■ **Stored data**
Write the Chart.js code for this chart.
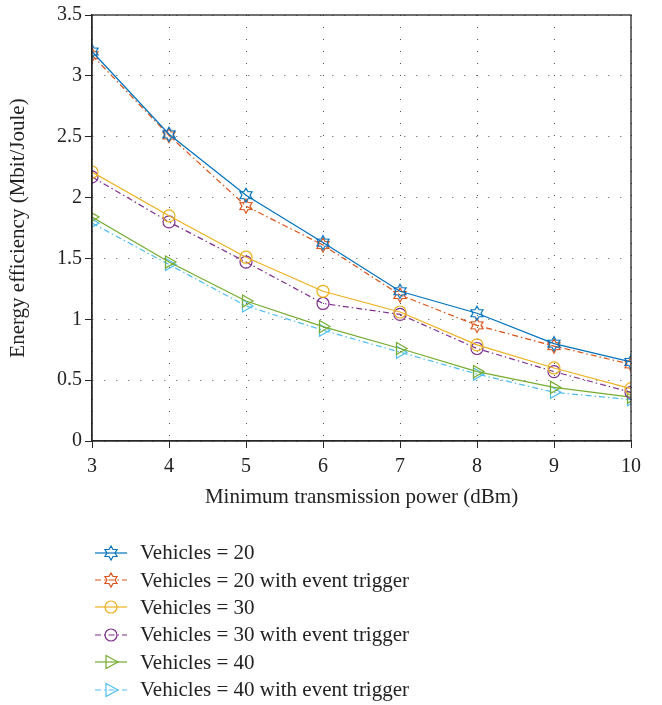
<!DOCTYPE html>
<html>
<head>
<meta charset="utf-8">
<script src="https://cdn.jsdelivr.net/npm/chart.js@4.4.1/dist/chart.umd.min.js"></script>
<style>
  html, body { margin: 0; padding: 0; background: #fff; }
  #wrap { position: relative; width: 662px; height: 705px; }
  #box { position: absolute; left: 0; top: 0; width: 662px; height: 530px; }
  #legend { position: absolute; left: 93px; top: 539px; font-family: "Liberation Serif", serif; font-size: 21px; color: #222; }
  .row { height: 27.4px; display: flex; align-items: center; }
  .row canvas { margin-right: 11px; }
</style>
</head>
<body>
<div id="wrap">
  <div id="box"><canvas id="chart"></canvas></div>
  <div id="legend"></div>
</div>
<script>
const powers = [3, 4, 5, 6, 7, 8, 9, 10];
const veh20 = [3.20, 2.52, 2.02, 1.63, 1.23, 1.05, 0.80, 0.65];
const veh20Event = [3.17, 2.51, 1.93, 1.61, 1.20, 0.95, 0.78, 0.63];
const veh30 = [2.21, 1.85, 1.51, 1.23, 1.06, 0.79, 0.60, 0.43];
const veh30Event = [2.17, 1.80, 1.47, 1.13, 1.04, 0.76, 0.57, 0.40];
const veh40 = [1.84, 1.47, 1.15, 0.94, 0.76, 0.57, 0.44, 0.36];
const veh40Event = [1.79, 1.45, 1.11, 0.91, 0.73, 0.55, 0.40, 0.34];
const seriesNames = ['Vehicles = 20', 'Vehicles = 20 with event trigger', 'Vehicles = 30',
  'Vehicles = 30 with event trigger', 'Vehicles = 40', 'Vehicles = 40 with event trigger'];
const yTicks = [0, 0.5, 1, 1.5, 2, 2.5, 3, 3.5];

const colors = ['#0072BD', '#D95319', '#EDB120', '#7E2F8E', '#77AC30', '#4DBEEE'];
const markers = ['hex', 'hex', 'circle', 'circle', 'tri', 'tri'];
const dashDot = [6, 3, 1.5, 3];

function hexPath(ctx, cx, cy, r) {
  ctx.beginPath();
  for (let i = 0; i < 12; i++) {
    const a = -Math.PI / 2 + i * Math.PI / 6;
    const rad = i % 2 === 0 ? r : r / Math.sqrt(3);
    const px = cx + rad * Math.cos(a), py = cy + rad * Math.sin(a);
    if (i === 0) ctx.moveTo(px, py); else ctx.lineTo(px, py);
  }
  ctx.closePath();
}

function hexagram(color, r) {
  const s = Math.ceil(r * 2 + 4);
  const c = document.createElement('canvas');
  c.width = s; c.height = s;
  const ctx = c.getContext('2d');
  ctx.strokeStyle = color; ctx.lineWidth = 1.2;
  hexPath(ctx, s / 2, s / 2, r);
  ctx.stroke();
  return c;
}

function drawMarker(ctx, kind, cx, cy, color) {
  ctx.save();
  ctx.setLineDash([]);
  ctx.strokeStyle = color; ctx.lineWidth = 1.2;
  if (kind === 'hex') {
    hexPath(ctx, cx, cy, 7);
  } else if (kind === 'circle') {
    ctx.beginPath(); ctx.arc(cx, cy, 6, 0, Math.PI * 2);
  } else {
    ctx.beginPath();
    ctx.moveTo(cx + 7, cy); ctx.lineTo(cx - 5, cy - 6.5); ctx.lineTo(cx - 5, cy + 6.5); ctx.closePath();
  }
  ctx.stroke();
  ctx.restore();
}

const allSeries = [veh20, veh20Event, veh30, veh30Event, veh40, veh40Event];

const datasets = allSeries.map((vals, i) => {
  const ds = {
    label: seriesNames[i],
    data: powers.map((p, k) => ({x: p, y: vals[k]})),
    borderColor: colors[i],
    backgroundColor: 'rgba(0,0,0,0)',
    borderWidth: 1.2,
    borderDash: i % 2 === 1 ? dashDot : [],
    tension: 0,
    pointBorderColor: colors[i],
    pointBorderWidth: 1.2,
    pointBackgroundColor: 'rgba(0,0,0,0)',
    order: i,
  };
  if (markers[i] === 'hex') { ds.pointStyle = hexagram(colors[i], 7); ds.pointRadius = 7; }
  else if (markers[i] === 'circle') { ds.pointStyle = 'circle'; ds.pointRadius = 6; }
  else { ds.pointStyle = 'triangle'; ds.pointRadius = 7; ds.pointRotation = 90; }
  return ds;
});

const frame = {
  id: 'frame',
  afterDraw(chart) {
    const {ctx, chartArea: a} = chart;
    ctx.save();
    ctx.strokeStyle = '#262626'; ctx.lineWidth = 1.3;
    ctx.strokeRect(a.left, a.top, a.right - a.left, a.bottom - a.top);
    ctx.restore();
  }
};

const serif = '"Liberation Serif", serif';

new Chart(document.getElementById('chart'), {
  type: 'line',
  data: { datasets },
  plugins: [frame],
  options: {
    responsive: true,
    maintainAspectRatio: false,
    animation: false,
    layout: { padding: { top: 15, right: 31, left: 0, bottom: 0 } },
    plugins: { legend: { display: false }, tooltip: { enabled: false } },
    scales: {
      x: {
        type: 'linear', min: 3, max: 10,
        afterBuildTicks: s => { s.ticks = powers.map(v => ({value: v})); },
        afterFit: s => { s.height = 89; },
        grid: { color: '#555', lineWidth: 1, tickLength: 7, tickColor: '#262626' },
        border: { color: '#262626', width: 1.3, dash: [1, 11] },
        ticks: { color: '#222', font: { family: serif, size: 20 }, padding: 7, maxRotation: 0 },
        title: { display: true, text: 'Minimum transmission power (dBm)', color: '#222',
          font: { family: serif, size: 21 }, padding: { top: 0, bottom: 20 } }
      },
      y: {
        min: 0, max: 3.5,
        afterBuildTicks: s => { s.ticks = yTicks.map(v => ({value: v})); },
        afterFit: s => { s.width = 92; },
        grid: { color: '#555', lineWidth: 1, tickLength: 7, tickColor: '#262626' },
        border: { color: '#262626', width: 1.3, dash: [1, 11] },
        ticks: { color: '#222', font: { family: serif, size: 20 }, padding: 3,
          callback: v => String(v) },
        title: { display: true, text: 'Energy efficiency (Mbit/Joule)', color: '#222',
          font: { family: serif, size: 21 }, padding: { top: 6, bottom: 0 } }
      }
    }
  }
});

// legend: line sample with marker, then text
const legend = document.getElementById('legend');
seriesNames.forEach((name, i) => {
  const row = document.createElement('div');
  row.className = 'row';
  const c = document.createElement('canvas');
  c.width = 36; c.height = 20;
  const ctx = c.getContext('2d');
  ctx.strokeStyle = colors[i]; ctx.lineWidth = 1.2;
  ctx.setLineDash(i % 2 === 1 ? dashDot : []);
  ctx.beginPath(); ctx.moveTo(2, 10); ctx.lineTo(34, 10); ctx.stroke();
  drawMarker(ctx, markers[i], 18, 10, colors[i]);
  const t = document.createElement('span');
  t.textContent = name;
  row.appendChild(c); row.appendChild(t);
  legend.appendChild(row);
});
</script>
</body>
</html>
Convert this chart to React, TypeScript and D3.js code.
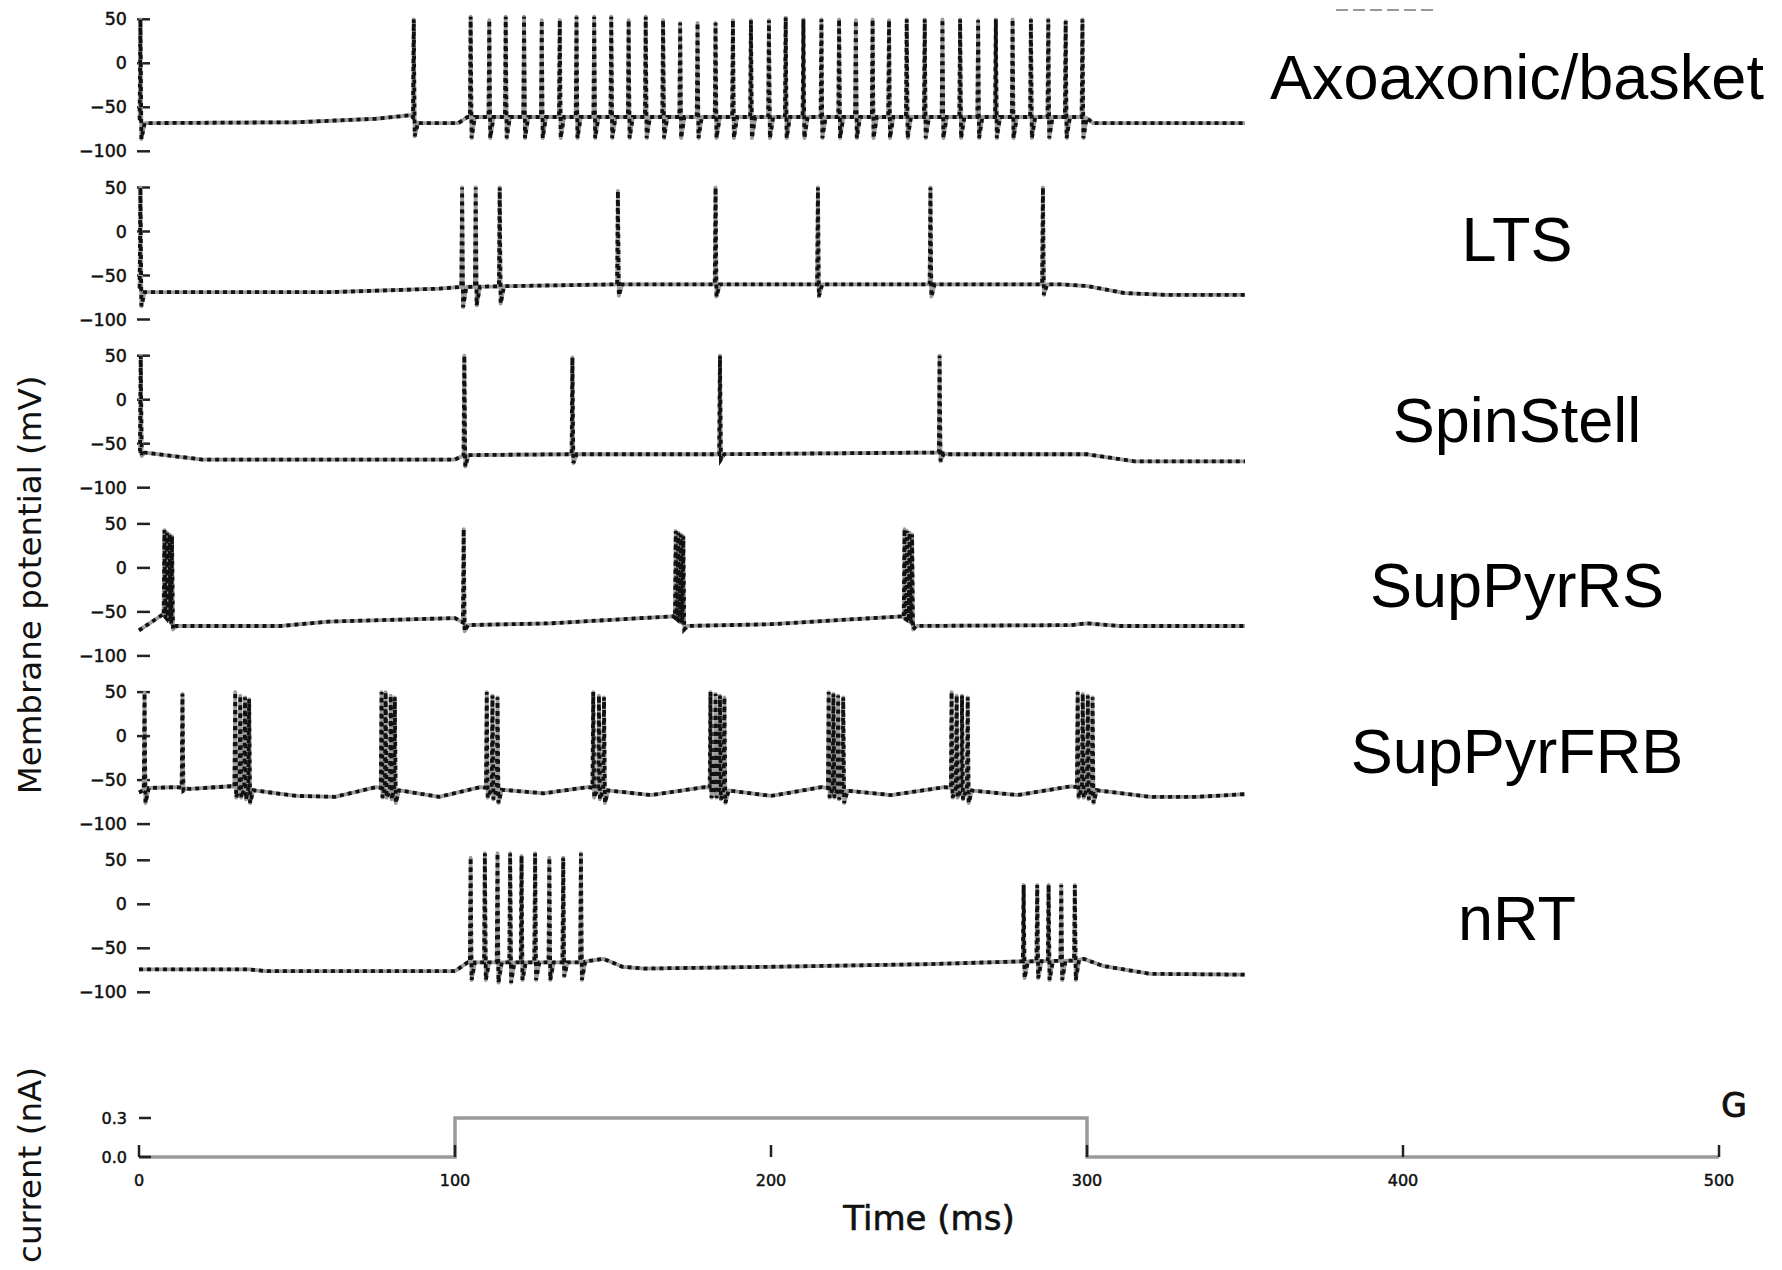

■ **Objective**
Scan the lines above for "this", then copy every one that has it.

■ **Result**
Write the Chart.js code for this chart.
Convert this chart to React, TypeScript and D3.js code.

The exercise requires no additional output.